Saturday, June 30, 2012

Where is it that I go when I'm not awake?

Sometimes I feel like that world bleeds into mine when I'm driving home at night and the trees and shadows all have faces that I've made for them.
I don't know how I feel about most things in a normal every day life-like situation, which is probably why I find myself attached so readily to the completely fabricated realities and ideas. Better to put a sword in my hand and unveil the concept of time travel than have me give advice about anything with human interaction. Not that I'm socially awkward, mind you, just that I'd rather be doing something worth talking about than explaining reasonable things to a person that won't listen anyway.

I don't know what sense I'm trying to make. I'm too tired and wanted to sound profound.

Friday, June 29, 2012

Why is it that a can't help myself with a pretty face? Especially when they have more than a few clever words?

Wednesday, June 27, 2012

My blood is boiling from a fever that never seems to break. I'm too excited from my own good. I'm too interested for my own good. Too god damn old to think like a 17-year-old, feeling with my crappy instincts instead of using my head to shun these types of things.

But maybe that's what I'm built for, search and find and experience the good, bad and extremely mundane in between. It's the little things that keep stacking up and up that make me stupid. And believe me, it's coming down to me being stupid and naive long after I should be.

Saturday, June 16, 2012

I think I find one of the most random things I miss the most are the black horizons of the beaches in Mount Pleasant. After the sun's gone down and the endless ocean stretches out beyond what I could conceive as vast, it all turns pitch black with no variations or compass to 5 inches from your face to 500 miles. It's truly staring into an abyss of nothing, with only distant stars to set apart the sky from the sand and horseshoe crab husks lying at your feet. Here, inland, there's always the dark grey sky set against the black outline of trees or hills or houses, all of which seem far enough away not to touch, but close enough to reach out and almost be there. It's all attainable and nothing to dream about.

I miss the vast nothing shrouded in mystery and fear and unknowing peril. I want to fall into it and feel my stomach clench when I don't know how I'll make it out alive.

And I also miss the company that brought me back to the world I'd known when the big black threatened to swallow me up with one little gulp.

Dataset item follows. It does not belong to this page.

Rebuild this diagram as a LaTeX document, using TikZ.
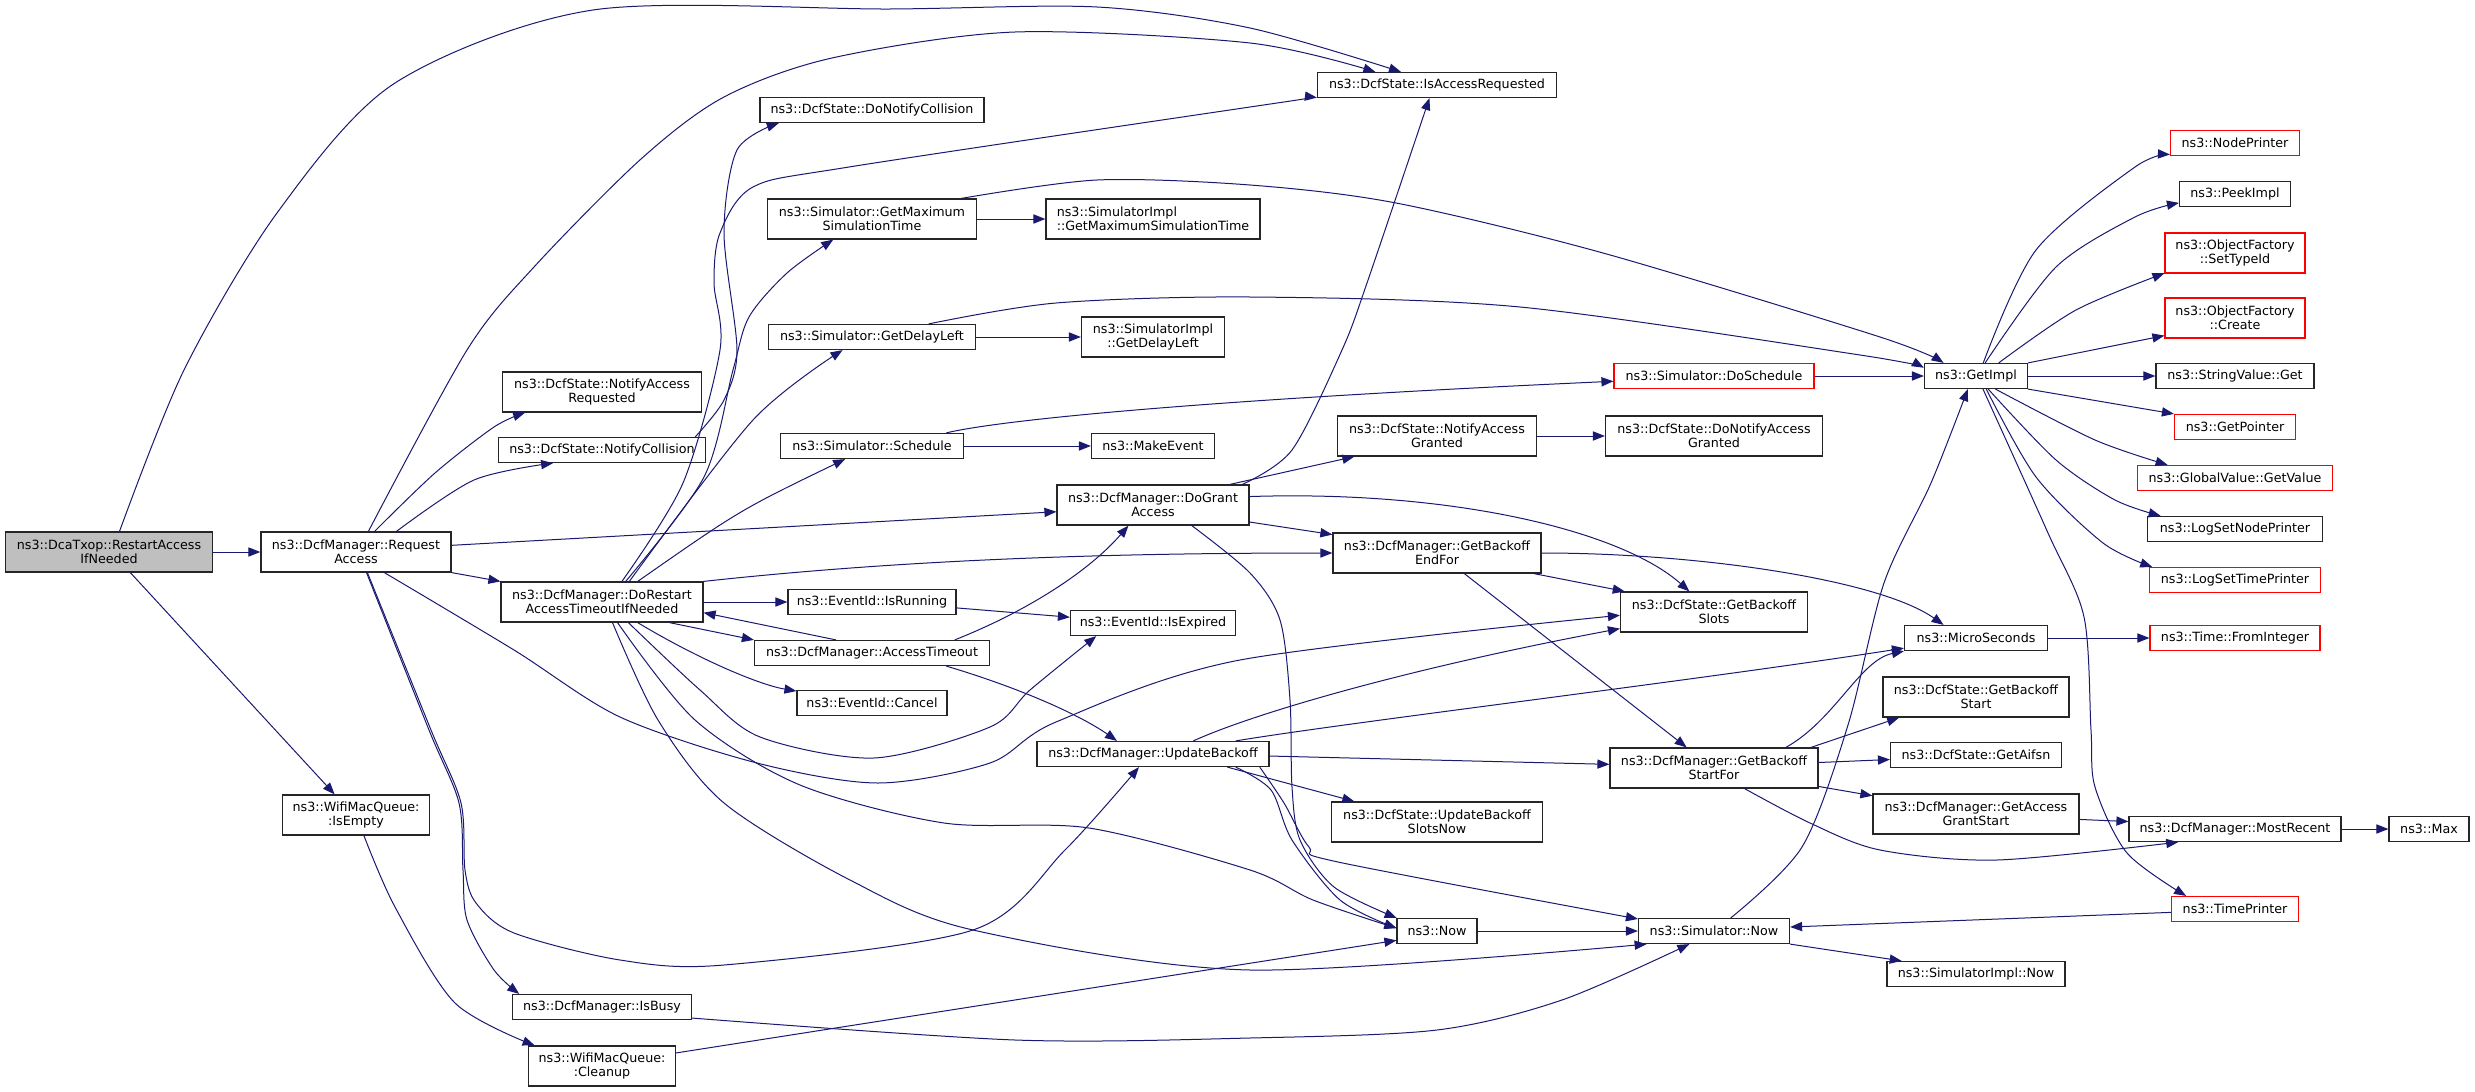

It was the last time I felt I was where I belonged and I truly don't know why.
Driving home in the middle of the night, I always have these aspirations about writing some self evolving piece as soon as I get home because somehow, sobering up and making the drive from Louisville feels like I'm traversing some self awareness vastness and unlocking some serious secrets. But when I get home and undress an crawl into a cold bed, it all scatters from my brain like a breeze clearing out cluttered brown leaves... Then I think, maybe next time...

My life is full of next times.

Saturday, June 9, 2012

Seems like someone could work up a powerful loneliness in the great big empty.
I've got problems. Remind me to tell you about them when I'm not drunk in my bed at 5:18 in the morning.

Thursday, June 7, 2012

It's not that putting positive energy out into the world reaps good things. One who focuses on the positive has an optimistic outlook and it's this filter that blinds a person from the negative. There is also the flip side to that, in which negative begets negative.

Me, I'm the kind of person who notices the shit storm before it comes and the bright shining sun that comes out afterward. But I like it best when it's only dark at the corners.
Sex is such a weird thing. The act itself as a form of expression or a means to an end. It's just this complicated, weird thing. But so is everything when you look too closely at it.

Tuesday, June 5, 2012

You know what's a good thing to do after you've had two amazing weekends and great time with long distant friends. Spend time looking up exes and feeling strangely sad about being out of their life, but not pitifully lonely. It's a hard explanation to get out, but I feel like a ghost out of time.